The announcement follows reports last week that two Myanmar soldiers have been taken to The Hague to appear as witnesses or face trial after confessing to killing dozens of villagers in the north of Rakhine state and burying them in mass graves.

On Monday UN High Commissioner for Human Rights Michelle Bachelet demanded action to remedy the serious rights violations suffered by Rohingya minority.

Rohingya villages erased from map

It comes less than a week after the United Nations said that Myanmar erased the name of Rohingya village of Kan Kya from official maps. The military had burned the Rohingya village to the ground and bulldozed over its remains three years ago following its brutal campaign against the Muslim minority.

Their intention is that we do not return.

by Mohammed Rofiq, a former chairman of a village close to Kan Kya who now lives in a refugee camp in Bangladesh

About three miles (five km) from the Naf River that marks the border between Myanmar’s Rakhine state and Bangladesh, Kan Kya was home to hundreds of people before the army drove out hundreds of thousands of Rohingya out of the country in what the UN described as “a textbook example of ethnic cleansing”.

Where Kan Kya once stood, there are now dozens of government and military buildings including a sprawling, fenced-off police base, according to satellite images publicly available on Google Earth and historical images provided to Reuters by Planet Labs. The village, in a remote region in the northwest of the country closed off to foreigners, was too small to be named on Google Maps.

On maps produced in 2020 by the United Nations mapping unit in Myanmar, which it says are based on Myanmar government maps, the site of the destroyed village is now nameless and reclassified as part of nearby town Maungdaw. The unit makes maps for the use of UN bodies, such as refugee agency UNHCR, and humanitarian groups that work with the UN in the field.

Kan Kya was one of almost 400 villages destroyed by the Myanmar military in 2017, according to satellite images analysed by New York-based Human Rights Watch. And it is one of at least a dozen villages whose names have been erased.

In this May 13' 2013 photo, an internally displaced Rohingya boy, center watches army soldiers on foot-patrol in the foreground of makeshift tent camps for Rohingya people in Sittwe, northwestern Rak
Tens thousands of internally displaced Rohingya have been confined to cramped camps with severe restrictions on their movement [Gemunu Amarasinghe/AP Photo]

“Their intention is that we do not return,” said religious leader Mohammed Rofiq, a former chairman of a village close to Kan Kya who now lives in a refugee camp in Bangladesh, referring to the Myanmar government.

The social welfare ministry, which oversees Myanmar’s rebuilding activities in Rakhine state, declined to answer questions from Reuters about the erasure of village names or the government’s policy concerning the return of Rohingya refugees. The ministry referred questions to the General Administration Department (GAD), which did not respond.

A representative of the Myanmar government, led by State Counsellor Aung San Suu Kyi, also did not respond to a request for comment.

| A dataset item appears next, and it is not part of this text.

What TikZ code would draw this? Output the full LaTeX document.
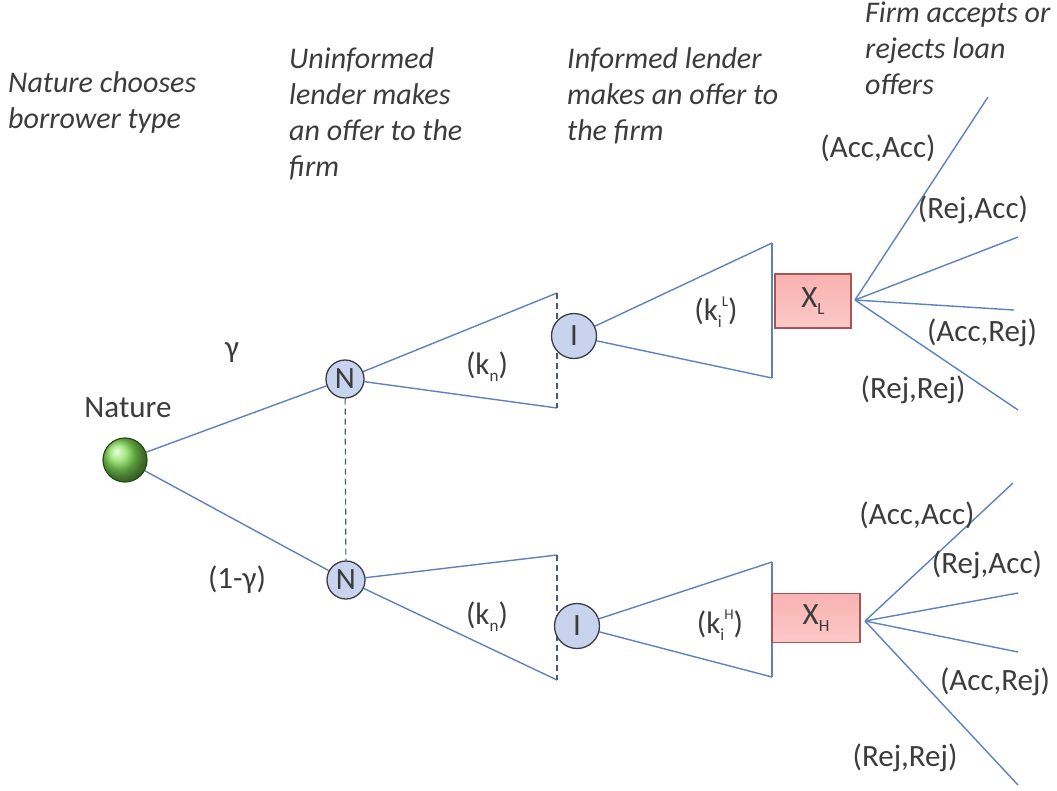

‘Exterminating their basic identity’

The UN’s map department has produced at least three maps since the start of the year that show several Rohingya village names have disappeared or been reclassified by Myanmar.

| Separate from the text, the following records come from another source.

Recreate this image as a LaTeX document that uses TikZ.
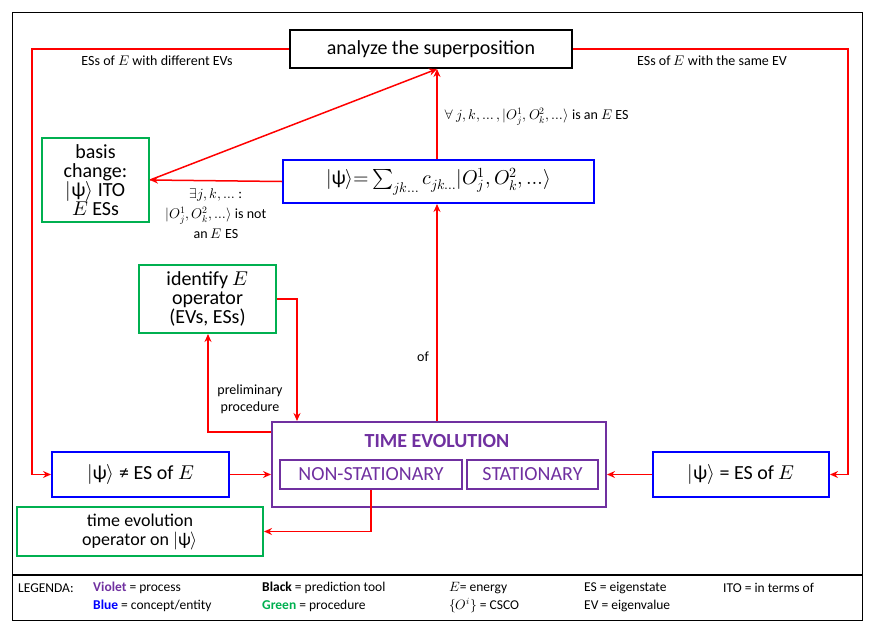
\documentclass[tikz,border=0pt]{standalone}
\usepackage{fontspec}
\usepackage{unicode-math}
\setmainfont{Carlito}
\setmathfont{Latin Modern Math}
\usetikzlibrary{arrows.meta}
\definecolor{myred}{HTML}{FF0000}
\definecolor{myblue}{HTML}{0000FF}
\definecolor{mygreen}{HTML}{00B050}
\definecolor{myviolet}{HTML}{7030A0}
\newcommand{\kpsi}{|\text{ψ}\rangle}
\begin{document}
\begin{tikzpicture}[x=1pt,y=-1pt,
  box/.style={draw,line width=2pt,inner sep=0pt,align=center},
  bl/.style={box,draw=myblue},
  gr/.style={box,draw=mygreen},
  vi/.style={box,draw=myviolet},
  arr/.style={draw=myred,line width=1.5pt,-{Stealth[length=8pt,width=7pt]}},
  lab/.style={font=\fontsize{14}{17}\selectfont,align=center,inner sep=1pt},
  big/.style={font=\fontsize{20}{20}\selectfont},
  leg/.style={font=\fontsize{13.5}{15}\selectfont,anchor=west,inner sep=0pt}]
\useasboundingbox (0,0) rectangle (877,629);
\draw[line width=1pt] (12,12) rectangle (862,620);
\draw[line width=2.5pt] (12,575) -- (862,575);
% boxes
\node[box,draw=black,minimum width=282pt,minimum height=38pt,big] (an) at (431,49) {analyze the superposition};
\node[gr,minimum width=107pt,minimum height=84pt,font=\fontsize{20}{19}\selectfont] (bc) at (95.5,180) {basis\\change:\\$\kpsi$ ITO\\$E$ ESs};
\node[bl,minimum width=311pt,minimum height=43pt,big] (ps) at (438.5,181.5) {$\kpsi{=}\sum_{jk\ldots} c_{jk\ldots}|O^1_j,O^2_k,\ldots\rangle$};
\node[gr,minimum width=137pt,minimum height=68pt,font=\fontsize{20}{19}\selectfont] (id) at (207.5,299) {identify $E$\\operator\\(EVs, ESs)};
\node[vi,minimum width=334pt,minimum height=85pt] (te) at (439,464.5) {};
\node[font=\fontsize{20}{20}\selectfont\bfseries,text=myviolet] at (437,441) {TIME EVOLUTION};
\node[vi,minimum width=182pt,minimum height=29pt,big,text=myviolet,line width=1.5pt] (ns) at (371,474.5) {NON-STATIONARY};
\node[vi,minimum width=131pt,minimum height=29pt,big,text=myviolet,line width=1.5pt] (st) at (532.5,474.5) {STATIONARY};
\node[bl,minimum width=177pt,minimum height=45pt,big] (ne) at (140.5,474.5) {$\kpsi$ ≠ ES of $E$};
\node[bl,minimum width=176pt,minimum height=45pt,big] (eq) at (741,474.5) {$\kpsi$ = ES of $E$};
\node[gr,minimum width=246pt,minimum height=49pt,font=\fontsize{18}{19}\selectfont] (to) at (140,531.5) {time evolution\\operator on $\kpsi$};
% connectors
\coordinate (l1) at (32,49); \coordinate (l2) at (32,474.5);
\coordinate (r1) at (848,49); \coordinate (r2) at (848,474.5);
\draw[arr] (an.west) -- (l1) -- (l2) -- (ne.west);
\draw[arr] (an.east) -- (r1) -- (r2) -- (eq.east);
\node[lab] at (157,61) {ESs of $E$ with different EVs};
\node[lab] at (712,61) {ESs of $E$ with the same EV};
\draw[arr] (ne.east) -- (te.west|-ne.east);
\draw[arr] (eq.west) -- (te.east|-eq.west);
\draw[arr] (te.north-|ps.south) ++(-1.5,0) coordinate (tt) -- (tt|-ps.south);
\node[lab] at (423,357) {of};
\draw[arr] (ps.north) ++(-1.5,0) coordinate (pt) -- (pt|-an.south);
\node[lab,anchor=west] at (443,117) {$\forall\ j,k,\ldots,|O^1_j,O^2_k,\ldots\rangle$ is an $E$ ES};
\draw[arr] (ps.west) -- (bc.east);
\node[lab,font=\fontsize{14}{20}\selectfont] at (216,214) {$\exists j,k,\ldots$ :\\$|O^1_j,O^2_k,\ldots\rangle$ is not\\an $E$ ES};
\draw[arr] (bc.east) -- (437,69);
\coordinate (p1) at (208,432);
\draw[arr] (te.west|-p1) -- (p1) -- (id.south-|p1);
\coordinate (p2) at (297,299);
\draw[arr] (id.east) -- (p2) -- (p2|-te.north);
\node[lab] at (250,399) {preliminary\\procedure};
\coordinate (n1) at (371,531.5);
\draw[arr] (ns.south) -- (n1) -- (to.east);
% legend
\node[leg] at (18,588) {LEGENDA:};
\node[leg] at (93,588) {\textbf{\color{myviolet}Violet} = process};
\node[leg] at (93,606) {\textbf{\color{myblue}Blue} = concept/entity};
\node[leg] at (262,588) {\textbf{Black} = prediction tool};
\node[leg] at (262,606) {\textbf{\color{mygreen}Green} = procedure};
\node[leg] at (449,588) {$E$= energy};
\node[leg] at (449,606) {$\{O^i\}$ = CSCO};
\node[leg] at (584,588) {ES = eigenstate};
\node[leg] at (584,606) {EV = eigenvalue};
\node[leg] at (723,588) {ITO = in terms of};
\end{tikzpicture}
\end{document}
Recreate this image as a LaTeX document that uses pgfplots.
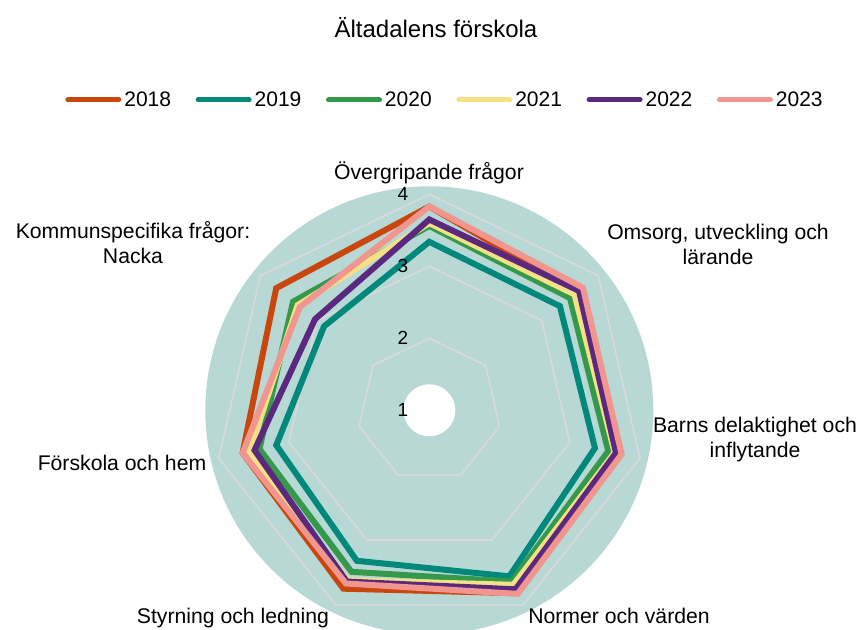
\documentclass[border=0pt]{standalone}
\usepackage{pgfplots}
\pgfplotsset{compat=1.18}
\usepackage{pgfplotstable}
\usepackage{fontspec}
\setmainfont{Liberation Sans}

\definecolor{c2018}{RGB}{201,70,13}
\definecolor{c2019}{RGB}{0,137,123}
\definecolor{c2020}{RGB}{52,153,74}
\definecolor{c2021}{RGB}{245,224,134}
\definecolor{c2022}{RGB}{91,40,128}
\definecolor{c2023}{RGB}{240,150,143}
\definecolor{bgteal}{RGB}{184,216,213}
\definecolor{gridgray}{RGB}{217,217,217}

% angle of each spoke (degrees), values per year
\pgfplotstableread{
ang       y2018 y2019 y2020 y2021 y2022 y2023
90        3.83  3.34  3.56  3.60  3.65  3.83
38.571    3.63  3.32  3.50  3.58  3.66  3.73
-12.857   3.60  3.36  3.55  3.64  3.66  3.74
-64.286   3.82  3.56  3.64  3.69  3.76  3.83
-115.714  3.75  3.32  3.49  3.62  3.64  3.67
-167.143  3.66  3.18  3.42  3.56  3.49  3.66
-218.571  3.72  2.87  3.42  3.34  3.03  3.30
}\radar

\def\cx{429.3}
\def\cy{218.7}
\def\s{72}

\begin{document}
\begin{tikzpicture}
\useasboundingbox (0,0) rectangle (861pt,629pt);
\begin{axis}[
  at={(0,0)}, anchor=south west,
  scale only axis, width=861pt, height=629pt,
  xmin=0, xmax=861, ymin=0, ymax=629,
  hide axis, clip=false,
  legend style={at={(axis cs:444,529)}, anchor=center, draw=none, fill=none,
    font=\fontsize{21}{24}\selectfont, inner sep=0pt, nodes={inner sep=0pt},
    /tikz/every odd column/.append style={column sep=3pt},
    /tikz/every even column/.append style={column sep=24.6pt}},
  legend columns=6,
  legend image code/.code={\draw[line width=5pt, line cap=round] (0pt,0pt) -- (51pt,0pt);},
]
% background doughnut
\fill[bgteal] (axis cs:\cx,\cy) circle[radius=224];
\fill[white] (axis cs:\cx,\cy) circle[radius=26];
% grid heptagons
\addplot[gridgray, line width=1.6pt, mark=none, forget plot]
  table[x expr={\cx+(2-1)*\s*cos(\thisrow{ang})}, y expr={\cy+(2-1)*\s*sin(\thisrow{ang})}] {\radar} -- cycle;
\addplot[gridgray, line width=1.6pt, mark=none, forget plot]
  table[x expr={\cx+(3-1)*\s*cos(\thisrow{ang})}, y expr={\cy+(3-1)*\s*sin(\thisrow{ang})}] {\radar} -- cycle;
\addplot[gridgray, line width=1.6pt, mark=none, forget plot]
  table[x expr={\cx+(4-1)*\s*cos(\thisrow{ang})}, y expr={\cy+(4-1)*\s*sin(\thisrow{ang})}] {\radar} -- cycle;
% series
\addplot[c2018, line width=6pt, mark=none]
  table[x expr={\cx+(\thisrow{y2018}-1)*\s*cos(\thisrow{ang})}, y expr={\cy+(\thisrow{y2018}-1)*\s*sin(\thisrow{ang})}] {\radar} -- cycle;
\addlegendentry{2018}
\addplot[c2019, line width=6pt, mark=none]
  table[x expr={\cx+(\thisrow{y2019}-1)*\s*cos(\thisrow{ang})}, y expr={\cy+(\thisrow{y2019}-1)*\s*sin(\thisrow{ang})}] {\radar} -- cycle;
\addlegendentry{2019}
\addplot[c2020, line width=6pt, mark=none]
  table[x expr={\cx+(\thisrow{y2020}-1)*\s*cos(\thisrow{ang})}, y expr={\cy+(\thisrow{y2020}-1)*\s*sin(\thisrow{ang})}] {\radar} -- cycle;
\addlegendentry{2020}
\addplot[c2021, line width=6pt, mark=none]
  table[x expr={\cx+(\thisrow{y2021}-1)*\s*cos(\thisrow{ang})}, y expr={\cy+(\thisrow{y2021}-1)*\s*sin(\thisrow{ang})}] {\radar} -- cycle;
\addlegendentry{2021}
\addplot[c2022, line width=6pt, mark=none]
  table[x expr={\cx+(\thisrow{y2022}-1)*\s*cos(\thisrow{ang})}, y expr={\cy+(\thisrow{y2022}-1)*\s*sin(\thisrow{ang})}] {\radar} -- cycle;
\addlegendentry{2022}
\addplot[c2023, line width=6pt, mark=none]
  table[x expr={\cx+(\thisrow{y2023}-1)*\s*cos(\thisrow{ang})}, y expr={\cy+(\thisrow{y2023}-1)*\s*sin(\thisrow{ang})}] {\radar} -- cycle;
\addlegendentry{2023}
% radial tick labels
\begin{scope}[every node/.style={font=\fontsize{19}{22}\selectfont, inner sep=0pt}]
\node at (axis cs:403,\cy) {1};
\node at (axis cs:403,\cy+1*\s) {2};
\node at (axis cs:403,\cy+2*\s) {3};
\node at (axis cs:403,\cy+3*\s) {4};
\end{scope}
% title and category labels
\node[anchor=base, font=\fontsize{24}{28}\selectfont, inner sep=0pt] at (axis cs:436,591.7) {Ältadalens förskola};
\begin{scope}[every node/.style={font=\fontsize{21.2}{25}\selectfont, inner sep=0pt, align=center}]
\node[anchor=base] at (axis cs:429,449) {Övergripande frågor};
\node[anchor=base] at (axis cs:718,364) {Omsorg, utveckling och\\lärande};
\node[anchor=base] at (axis cs:755,171) {Barns delaktighet och\\inflytande};
\node[anchor=base] at (axis cs:619,6) {Normer och värden};
\node[anchor=base] at (axis cs:233,6) {Styrning och ledning};
\node[anchor=base] at (axis cs:122,158) {Förskola och hem};
\node[anchor=base] at (axis cs:133,365) {Kommunspecifika frågor:\\Nacka};
\end{scope}
\end{axis}
\end{tikzpicture}
\end{document}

The UN said it removed some maps of Rakhine state from its website in June and started a study to assess the effects of the government’s policies on villagers and returning refugees after the Arakan Rohingya National Organisation, a UK-based Rohingya rights group, complained to the UN about the removal of village names.

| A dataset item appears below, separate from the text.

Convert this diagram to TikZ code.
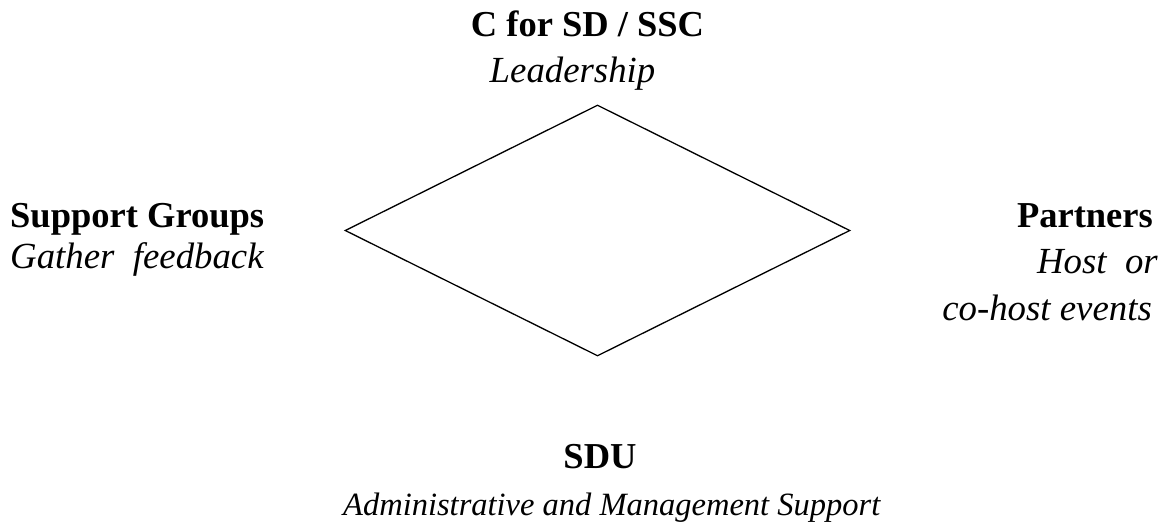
\documentclass[tikz,border=0pt]{standalone}
\usepackage{fontspec}
\setmainfont{Liberation Serif}
\usepackage{tikz}
\usetikzlibrary{shapes.geometric}
\usetikzlibrary{positioning}

\tikzset{
	party/.style={font=\fontsize{36.5}{42}\selectfont\bfseries, inner sep=0pt},
	task/.style={font=\fontsize{36.8}{42}\selectfont\itshape, inner sep=0pt},
}

\begin{document}
\begin{tikzpicture}[x=1pt,y=-1pt]
	\useasboundingbox (0,0) rectangle (1167,522);
	% the hub between the four parties
	\node[draw, diamond, line width=1.3pt, inner sep=0pt, minimum width=505pt, minimum height=251pt] (hub) at (597.5,230.5) {};
	% top
	\node[party, anchor=base] (csd) at (587.5,36) {C for SD / SSC};
	\node[task, anchor=base] (lead) at (572.5,82) {Leadership};
	% left
	\node[party, anchor=base west] (sg) at (10,227) {Support Groups};
	\node[task, anchor=base west] (gf) at (10,268) {Gather\ \ feedback};
	% right
	\node[party, anchor=base east] (pt) at (1153,227) {Partners};
	\node[task, anchor=base east] (ho) at (1158,273) {Host\ \ or};
	\node[task, anchor=base east] (ce) at (1152,320) {co-host events};
	% bottom
	\node[party, anchor=base] (sdu) at (600,468) {SDU};
	\node[task, anchor=base west, font=\fontsize{32.5}{38}\selectfont\itshape] (ams) at (343,515) {Administrative and Management Support};
\end{tikzpicture}
\end{document}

The UN said the study has not reached any conclusion.

Yanghee Lee, a former UN human rights envoy to Myanmar, said the government was purposefully making it hard for refugees to return to places with no name and no evidence that they ever lived there. “This is a way of exterminating their basic identity,” she said.

Lee said the UN was complicit in allowing that to happen by not challenging the Myanmar government: “There hasn’t been any leadership that will say, ‘Wait a minute, the buck stops here, we’re not going to let this continue.'”

Several UN officials interviewed by Reuters declined to directly address why the UN had raised no objections or tried to stop it.

Ola Almgren, head of the UN mission to Myanmar, said he had not raised the issue of erasing village names with the Myanmar government, but said he had urged the Myanmar government to create “conditions conducive” to the return of refugees.

Stephane Dujarric, the spokesman for the UN Secretary-General Antonio Guterres, said the reclassification of some villages as wards was a “routine administrative procedure”. The UN mapping unit “utilises the official government names of places so as to avoid confusion among aid workers and government officials in the field,” he said. “The standing UN practice worldwide is to employ officially designated place names for all publicly distributed maps and products.”

Dujarric said that changing the legal status of villages may become “an additional layer of complexity” in refugees reclaiming their former homes, without providing specifics.